How it’s November already is beyond me. Days at the beach seem like not far off from yesterday, and sweaters and boots still feel like fresh novelties. I assume for some it’s felt like fall for forever already, and I’m probably just still holding onto summer. As always. As always, time around me is flying and sunny, sandy days are forever being missed.
One day I’ll move somewhere warm for longer than a two week span and I’ll no longer write blog posts about dwelling in goodbyes to summer. But for now, I will 100% embrace my brown boots and knit scarves. And even look forward to the first snow. The only thing that scares me worse about moving to the west coast than leaving my family is missing out on the changing of seasons. As much as I absolutely adore summer and spring, I’m not sure in the absence of fall and winter I’d have the same appreciation.
Regardless of the forthcoming coldness, I’ve been enjoying and am looking forward to more weeks filled with pumpkin, one of my favorite parts of autumn (aside from the turning of the leaves, of course).
Lately, my blog has been all pumpkin and squash. For good reason, too. That orange color means Vitamin A galore, pairing well with the other fiber, vitamins and minerals that make those two hard-fleshed produce items annual superstars.
Three weeks until Thanksgiving, which means 21 days until my first yearly slice of pumpkin pie. Likely I won’t be enjoying any until then.
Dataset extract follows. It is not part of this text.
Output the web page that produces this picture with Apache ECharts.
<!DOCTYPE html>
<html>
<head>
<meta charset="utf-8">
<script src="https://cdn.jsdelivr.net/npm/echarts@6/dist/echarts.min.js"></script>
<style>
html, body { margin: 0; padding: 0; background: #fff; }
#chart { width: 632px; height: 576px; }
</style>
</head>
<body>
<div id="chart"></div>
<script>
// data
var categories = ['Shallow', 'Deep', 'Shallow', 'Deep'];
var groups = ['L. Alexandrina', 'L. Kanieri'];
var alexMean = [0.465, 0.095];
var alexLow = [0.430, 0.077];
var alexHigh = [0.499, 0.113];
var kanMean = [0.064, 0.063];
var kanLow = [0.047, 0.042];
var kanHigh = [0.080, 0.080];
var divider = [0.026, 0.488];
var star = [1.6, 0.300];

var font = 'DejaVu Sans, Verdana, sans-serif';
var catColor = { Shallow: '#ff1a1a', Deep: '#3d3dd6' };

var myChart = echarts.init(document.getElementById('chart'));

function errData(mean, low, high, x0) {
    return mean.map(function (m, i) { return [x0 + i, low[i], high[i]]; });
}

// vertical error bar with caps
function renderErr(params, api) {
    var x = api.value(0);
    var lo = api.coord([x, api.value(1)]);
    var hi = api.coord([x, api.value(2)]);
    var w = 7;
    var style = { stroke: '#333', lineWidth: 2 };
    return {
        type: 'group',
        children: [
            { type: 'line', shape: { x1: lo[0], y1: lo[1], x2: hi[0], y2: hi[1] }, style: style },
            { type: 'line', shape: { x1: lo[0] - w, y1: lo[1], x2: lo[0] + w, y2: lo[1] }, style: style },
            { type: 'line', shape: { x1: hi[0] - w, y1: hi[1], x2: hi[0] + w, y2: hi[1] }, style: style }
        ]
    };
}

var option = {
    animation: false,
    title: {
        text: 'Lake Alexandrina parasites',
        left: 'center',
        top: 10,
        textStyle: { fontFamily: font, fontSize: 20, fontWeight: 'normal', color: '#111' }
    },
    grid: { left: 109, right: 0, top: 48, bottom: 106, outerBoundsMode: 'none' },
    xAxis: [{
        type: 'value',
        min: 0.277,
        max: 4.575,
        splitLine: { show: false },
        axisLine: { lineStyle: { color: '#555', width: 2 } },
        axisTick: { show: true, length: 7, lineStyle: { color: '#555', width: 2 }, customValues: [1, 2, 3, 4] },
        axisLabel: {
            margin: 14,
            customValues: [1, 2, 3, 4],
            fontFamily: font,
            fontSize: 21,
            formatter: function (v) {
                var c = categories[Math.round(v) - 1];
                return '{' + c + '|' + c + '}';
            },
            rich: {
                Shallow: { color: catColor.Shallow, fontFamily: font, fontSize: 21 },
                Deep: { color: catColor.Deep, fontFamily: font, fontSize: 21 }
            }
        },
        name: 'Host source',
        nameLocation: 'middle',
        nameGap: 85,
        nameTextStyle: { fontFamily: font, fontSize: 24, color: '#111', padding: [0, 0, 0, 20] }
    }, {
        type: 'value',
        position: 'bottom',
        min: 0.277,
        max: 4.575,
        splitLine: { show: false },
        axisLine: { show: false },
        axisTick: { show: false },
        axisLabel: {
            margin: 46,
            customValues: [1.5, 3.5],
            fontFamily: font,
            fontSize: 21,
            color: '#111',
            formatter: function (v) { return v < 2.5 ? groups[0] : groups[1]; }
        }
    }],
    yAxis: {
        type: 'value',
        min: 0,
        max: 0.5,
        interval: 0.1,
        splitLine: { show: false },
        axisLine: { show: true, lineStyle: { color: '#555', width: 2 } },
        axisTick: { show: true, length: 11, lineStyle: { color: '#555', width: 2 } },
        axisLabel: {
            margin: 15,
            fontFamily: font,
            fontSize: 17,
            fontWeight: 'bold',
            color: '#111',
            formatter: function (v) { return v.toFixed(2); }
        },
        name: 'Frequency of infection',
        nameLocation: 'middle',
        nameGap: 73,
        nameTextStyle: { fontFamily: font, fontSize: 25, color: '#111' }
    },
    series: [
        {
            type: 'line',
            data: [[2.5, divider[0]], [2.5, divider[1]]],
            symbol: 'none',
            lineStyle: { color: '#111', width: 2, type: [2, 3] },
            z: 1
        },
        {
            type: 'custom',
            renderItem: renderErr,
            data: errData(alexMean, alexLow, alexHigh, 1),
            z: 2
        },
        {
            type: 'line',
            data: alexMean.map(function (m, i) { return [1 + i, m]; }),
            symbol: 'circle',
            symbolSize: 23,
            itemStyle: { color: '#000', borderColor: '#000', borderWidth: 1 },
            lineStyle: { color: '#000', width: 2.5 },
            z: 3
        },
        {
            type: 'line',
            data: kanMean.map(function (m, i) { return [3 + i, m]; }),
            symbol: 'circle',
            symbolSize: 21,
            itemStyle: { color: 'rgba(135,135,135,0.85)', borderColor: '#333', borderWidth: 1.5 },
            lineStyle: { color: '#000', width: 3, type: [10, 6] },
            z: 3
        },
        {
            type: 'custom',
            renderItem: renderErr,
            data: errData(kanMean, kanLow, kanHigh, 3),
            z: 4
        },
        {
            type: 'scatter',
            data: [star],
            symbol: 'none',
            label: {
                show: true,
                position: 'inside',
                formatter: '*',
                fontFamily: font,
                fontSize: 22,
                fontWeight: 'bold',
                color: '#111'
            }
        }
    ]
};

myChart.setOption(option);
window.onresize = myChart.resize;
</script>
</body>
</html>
Though of course, I’ll certainly be enjoying other recipes, like Pumpkin Pie Muffins and this rendition of overnight oats.
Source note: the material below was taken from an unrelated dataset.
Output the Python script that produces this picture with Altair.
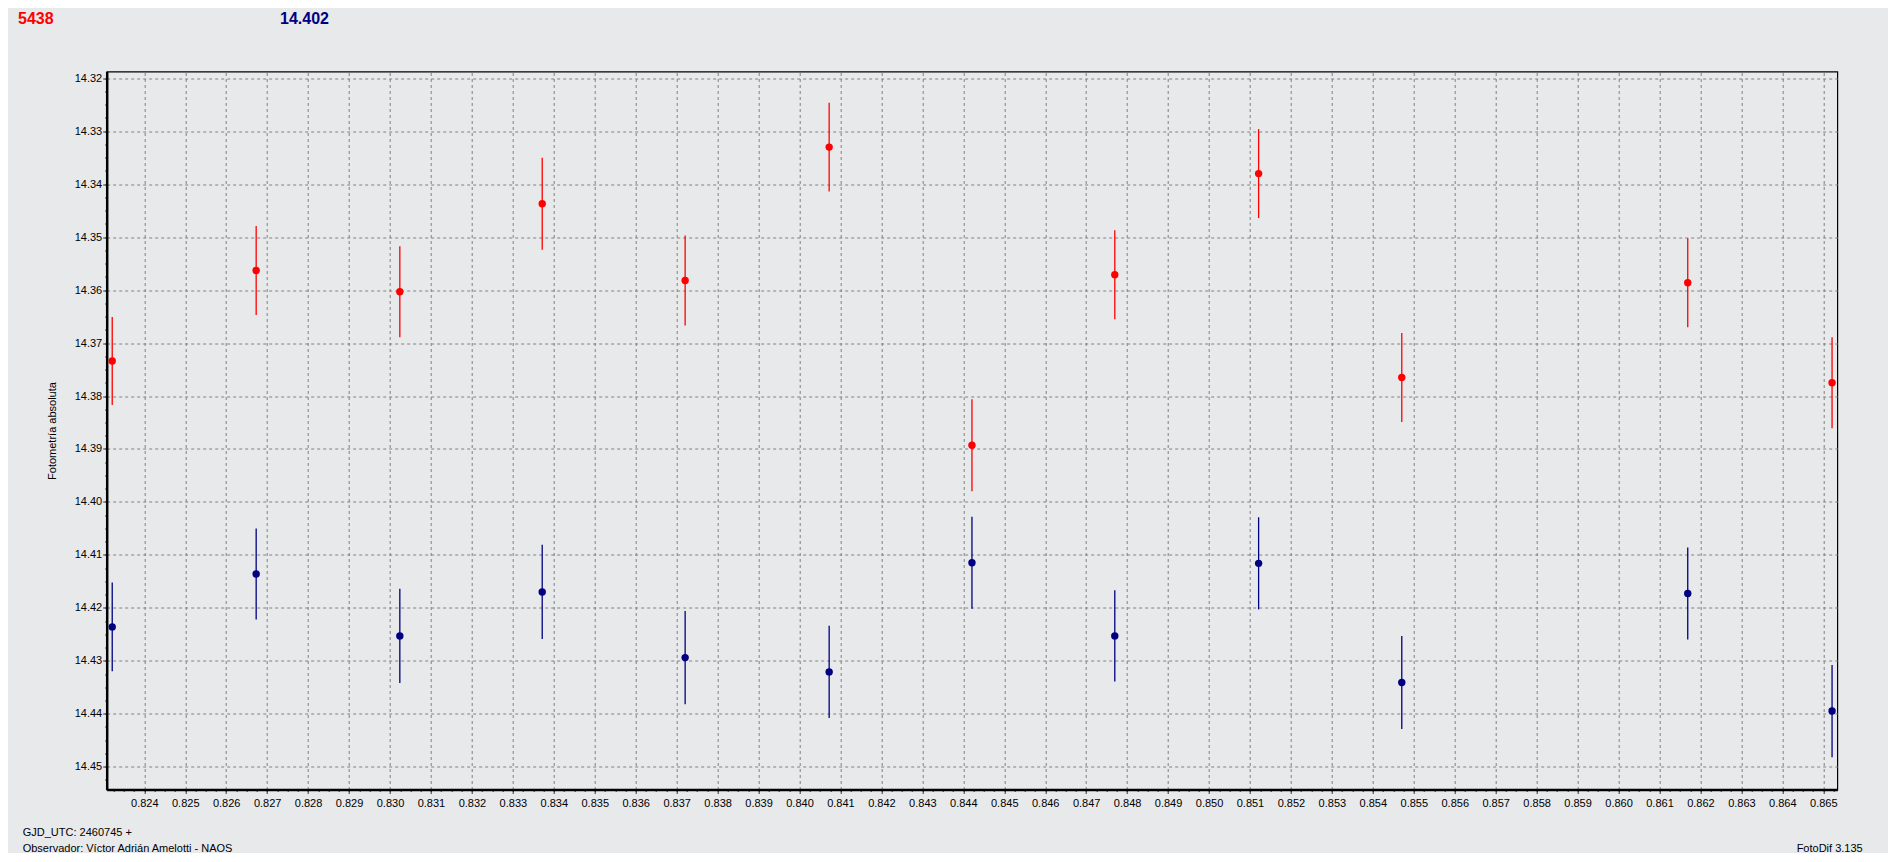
import altair as alt
import pandas as pd

# ---- data ----
gjd = [0.823217, 0.826732, 0.830240, 0.833717, 0.837207, 0.840724,
       0.844211, 0.847699, 0.851211, 0.854707, 0.861690, 0.865214]
mag_5438 = [14.3734, 14.3563, 14.3603, 14.3437, 14.3582, 14.3330,
            14.3893, 14.3571, 14.3380, 14.3765, 14.3586, 14.3775]
err_5438 = [0.0083, 0.0084, 0.0086, 0.0087, 0.0085, 0.0084,
            0.0087, 0.0084, 0.0084, 0.0084, 0.0084, 0.0086]
mag_14402 = [14.4236, 14.4136, 14.4253, 14.4170, 14.4294, 14.4321,
             14.4115, 14.4253, 14.4116, 14.4341, 14.4173, 14.4395]
err_14402 = [0.0084, 0.0086, 0.0089, 0.0089, 0.0088, 0.0087,
             0.0087, 0.0086, 0.0087, 0.0088, 0.0087, 0.0087]

series_names = ["5438", "14.402"]
series_colors = ["#FF0000", "#000080"]

y_major = [14.32, 14.33, 14.34, 14.35, 14.36, 14.37, 14.38,
           14.39, 14.40, 14.41, 14.42, 14.43, 14.44, 14.45]
x_major = [0.824, 0.825, 0.826, 0.827, 0.828, 0.829, 0.830, 0.831, 0.832,
           0.833, 0.834, 0.835, 0.836, 0.837, 0.838, 0.839, 0.840, 0.841,
           0.842, 0.843, 0.844, 0.845, 0.846, 0.847, 0.848, 0.849, 0.850,
           0.851, 0.852, 0.853, 0.854, 0.855, 0.856, 0.857, 0.858, 0.859,
           0.860, 0.861, 0.862, 0.863, 0.864, 0.865]

x_domain = [0.823082, 0.865342]
y_domain = [14.31872, 14.45431]

# ---- table ----
rows = []
for name, mags, errs in [("5438", mag_5438, err_5438), ("14.402", mag_14402, err_14402)]:
    for g, m, e in zip(gjd, mags, errs):
        rows.append({"series": name, "gjd": g, "mag": m, "lo": m - e, "hi": m + e})
df = pd.DataFrame(rows)

# minor tick positions (4 per major interval)
y_minor = sorted({round(m + k * 0.0025, 4) for m in y_major for k in range(-1, 4)})
y_minor = [v for v in y_minor if y_domain[0] <= v <= y_domain[1]]
x_minor = sorted({round(m + k * 0.00025, 5) for m in x_major for k in range(-3, 4)})
x_minor = [v for v in x_minor if x_domain[0] <= v <= x_domain[1]]

FONT = "Liberation Sans"
W, H = 1730.6, 718

xaxis = alt.Axis(
    values=x_major, format=".3f", tickSize=4,
    grid=True, gridColor="#808080", gridDash=[3, 3], gridWidth=1,
    domainColor="black", domainWidth=2.5, tickColor="#333333", tickWidth=1,
    labelFont=FONT, labelFontSize=11, labelColor="black", labelPadding=4,
    labelOverlap=False, labelFlush=False, title=None, orient="bottom",
)
yaxis = alt.Axis(
    values=y_major, format=".2f", tickSize=4,
    grid=True, gridColor="#808080", gridDash=[3, 3], gridWidth=1,
    domainColor="black", domainWidth=2.5, tickColor="#333333", tickWidth=1,
    labelFont=FONT, labelFontSize=11, labelColor="black", labelPadding=1,
    labelOverlap=False, labelFlush=False, orient="left",
    title="Fotometría absoluta", titleFont=FONT, titleFontSize=11,
    titleFontWeight="normal", titleColor="black",
    titleX=-53.7, titleY=H / 2, titleAngle=270, titleAlign="center",
    titleBaseline="middle",
)
xaxis_minor = alt.Axis(values=x_minor, labels=False, grid=False, domain=False,
                       tickSize=2, tickColor="#333333", tickWidth=1,
                       title=None, orient="bottom")
yaxis_minor = alt.Axis(values=y_minor, labels=False, grid=False, domain=False,
                       tickSize=2, tickColor="#333333", tickWidth=1,
                       title=None, orient="left")

color = alt.Color("series:N", scale=alt.Scale(domain=series_names, range=series_colors), legend=None)


def xs():
    return alt.Scale(domain=x_domain, nice=False, zero=False)


def ys():
    return alt.Scale(domain=y_domain, reverse=True, nice=False, zero=False)


base = alt.Chart(df)

minor = base.mark_point(opacity=0).encode(
    x=alt.X("gjd:Q", scale=xs(), axis=xaxis_minor),
    y=alt.Y("mag:Q", scale=ys(), axis=yaxis_minor),
)

bars = base.mark_rule(strokeWidth=1.3).encode(
    x=alt.X("gjd:Q", scale=xs(), axis=xaxis),
    y=alt.Y("lo:Q", scale=ys(), axis=yaxis),
    y2="hi:Q",
    color=color,
)
pts = base.mark_point(filled=True, shape="circle", size=55, opacity=1).encode(
    x=alt.X("gjd:Q", scale=xs(), axis=xaxis),
    y=alt.Y("mag:Q", scale=ys(), axis=yaxis),
    color=color,
)
data_layer = alt.layer(bars, pts)

one = pd.DataFrame({"k": [0]})


def label(txt, x, y, size=11, weight="normal", col="black", align="left"):
    return alt.Chart(one).mark_text(
        font=FONT, fontSize=size, fontWeight=weight, color=col,
        align=align, baseline="middle",
    ).encode(x=alt.value(x), y=alt.value(y), text=alt.value(txt))


texts = alt.layer(
    label("5438", -88.7, -52.5, 16, "bold", "#FF0000"),
    label("14.402", 173.3, -52.5, 16, "bold", "#000080"),
    label("GJD_UTC: 2460745 +", -84, 761, 11),
    label("Observador: Víctor Adrián Amelotti - NAOS", -84, 777.5, 11),
    label("FotoDif 3.135", 1756, 777.5, 11, align="right"),
)

chart = alt.layer(minor, data_layer, texts).resolve_scale(
    x="independent", y="independent"
).resolve_axis(
    x="independent", y="independent"
).properties(
    width=W, height=H,
    padding={"left": 98.7, "top": 63.5, "right": 50.7, "bottom": 63.5},
    autosize=alt.AutoSizeParams(type="none"),
    background="#E8E9EB",
).configure_view(stroke="black", strokeWidth=1.2)

chart.save("out.html", embed_options={"renderer": "svg", "actions": False})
Coconut milk and pumpkin make this breakfast feel rich and hearty. While you embrace fall and wait out the last couple of weeks left till true pumpkin pie season, I assure you there’s no way this will leave you feeling deprived. However, let’s be clear — though this is rich, definitely don’t mistake it as being a poor breakfast choice. Generally, I’m a full-fat coconut milk fan, but the light version in this particular recipe still allows the flavor to shine through, while keeping it from becoming too heavy. The richness is nearly a façade, which is how true light recipes should be. Agreed?